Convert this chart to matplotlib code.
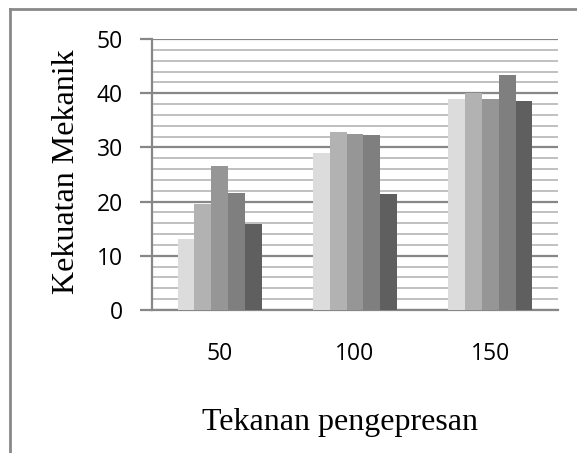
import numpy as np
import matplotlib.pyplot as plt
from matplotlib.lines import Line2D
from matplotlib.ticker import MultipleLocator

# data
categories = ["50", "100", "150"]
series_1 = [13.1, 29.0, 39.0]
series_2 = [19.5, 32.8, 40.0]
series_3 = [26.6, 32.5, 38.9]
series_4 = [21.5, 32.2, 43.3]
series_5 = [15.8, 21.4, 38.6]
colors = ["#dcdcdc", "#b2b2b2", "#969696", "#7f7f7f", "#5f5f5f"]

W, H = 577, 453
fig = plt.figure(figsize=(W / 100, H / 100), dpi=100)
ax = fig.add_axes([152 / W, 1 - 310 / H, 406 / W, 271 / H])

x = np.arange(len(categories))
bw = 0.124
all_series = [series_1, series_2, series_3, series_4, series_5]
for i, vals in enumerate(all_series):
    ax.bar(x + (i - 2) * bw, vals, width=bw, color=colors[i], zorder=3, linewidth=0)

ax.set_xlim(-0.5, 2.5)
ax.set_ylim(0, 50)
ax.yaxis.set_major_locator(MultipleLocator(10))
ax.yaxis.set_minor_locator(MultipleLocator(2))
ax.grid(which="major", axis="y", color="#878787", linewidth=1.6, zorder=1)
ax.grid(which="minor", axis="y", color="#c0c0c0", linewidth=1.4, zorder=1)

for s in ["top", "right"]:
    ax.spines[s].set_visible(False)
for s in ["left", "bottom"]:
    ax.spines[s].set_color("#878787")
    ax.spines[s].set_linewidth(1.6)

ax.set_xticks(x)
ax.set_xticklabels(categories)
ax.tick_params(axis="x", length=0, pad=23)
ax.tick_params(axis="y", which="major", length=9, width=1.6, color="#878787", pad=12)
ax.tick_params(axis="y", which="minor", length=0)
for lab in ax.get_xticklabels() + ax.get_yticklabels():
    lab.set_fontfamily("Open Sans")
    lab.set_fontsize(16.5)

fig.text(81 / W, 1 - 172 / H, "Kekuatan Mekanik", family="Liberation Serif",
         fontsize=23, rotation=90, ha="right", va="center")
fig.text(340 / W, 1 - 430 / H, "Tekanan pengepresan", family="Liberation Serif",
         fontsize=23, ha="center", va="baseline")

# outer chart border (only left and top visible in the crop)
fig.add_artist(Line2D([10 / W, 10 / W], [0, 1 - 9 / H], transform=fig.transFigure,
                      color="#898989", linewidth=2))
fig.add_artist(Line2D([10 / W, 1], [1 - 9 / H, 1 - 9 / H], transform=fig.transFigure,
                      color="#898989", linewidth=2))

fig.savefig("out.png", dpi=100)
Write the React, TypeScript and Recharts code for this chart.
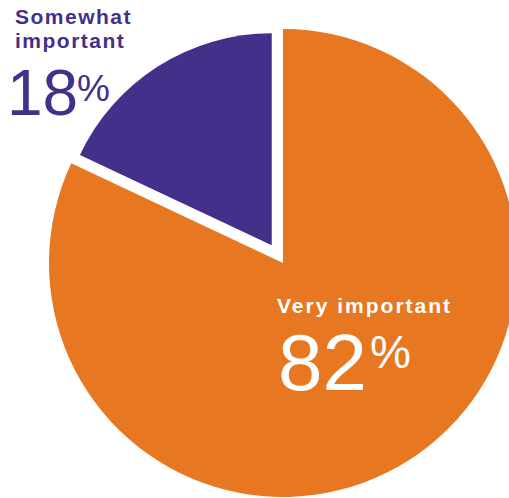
**********
Do not copy the pictures, but repeat every line exactly.

» Response
Convert this chart to matplotlib code.
import numpy as np
import matplotlib.pyplot as plt
from matplotlib.lines import Line2D
from matplotlib.ticker import MultipleLocator

# data
categories = ["50", "100", "150"]
series_1 = [13.1, 29.0, 39.0]
series_2 = [19.5, 32.8, 40.0]
series_3 = [26.6, 32.5, 38.9]
series_4 = [21.5, 32.2, 43.3]
series_5 = [15.8, 21.4, 38.6]
colors = ["#dcdcdc", "#b2b2b2", "#969696", "#7f7f7f", "#5f5f5f"]

W, H = 577, 453
fig = plt.figure(figsize=(W / 100, H / 100), dpi=100)
ax = fig.add_axes([152 / W, 1 - 310 / H, 406 / W, 271 / H])

x = np.arange(len(categories))
bw = 0.124
all_series = [series_1, series_2, series_3, series_4, series_5]
for i, vals in enumerate(all_series):
    ax.bar(x + (i - 2) * bw, vals, width=bw, color=colors[i], zorder=3, linewidth=0)

ax.set_xlim(-0.5, 2.5)
ax.set_ylim(0, 50)
ax.yaxis.set_major_locator(MultipleLocator(10))
ax.yaxis.set_minor_locator(MultipleLocator(2))
ax.grid(which="major", axis="y", color="#878787", linewidth=1.6, zorder=1)
ax.grid(which="minor", axis="y", color="#c0c0c0", linewidth=1.4, zorder=1)

for s in ["top", "right"]:
    ax.spines[s].set_visible(False)
for s in ["left", "bottom"]:
    ax.spines[s].set_color("#878787")
    ax.spines[s].set_linewidth(1.6)

ax.set_xticks(x)
ax.set_xticklabels(categories)
ax.tick_params(axis="x", length=0, pad=23)
ax.tick_params(axis="y", which="major", length=9, width=1.6, color="#878787", pad=12)
ax.tick_params(axis="y", which="minor", length=0)
for lab in ax.get_xticklabels() + ax.get_yticklabels():
    lab.set_fontfamily("Open Sans")
    lab.set_fontsize(16.5)

fig.text(81 / W, 1 - 172 / H, "Kekuatan Mekanik", family="Liberation Serif",
         fontsize=23, rotation=90, ha="right", va="center")
fig.text(340 / W, 1 - 430 / H, "Tekanan pengepresan", family="Liberation Serif",
         fontsize=23, ha="center", va="baseline")

# outer chart border (only left and top visible in the crop)
fig.add_artist(Line2D([10 / W, 10 / W], [0, 1 - 9 / H], transform=fig.transFigure,
                      color="#898989", linewidth=2))
fig.add_artist(Line2D([10 / W, 1], [1 - 9 / H, 1 - 9 / H], transform=fig.transFigure,
                      color="#898989", linewidth=2))

fig.savefig("out.png", dpi=100)
Write the React, TypeScript and Recharts code for this chart.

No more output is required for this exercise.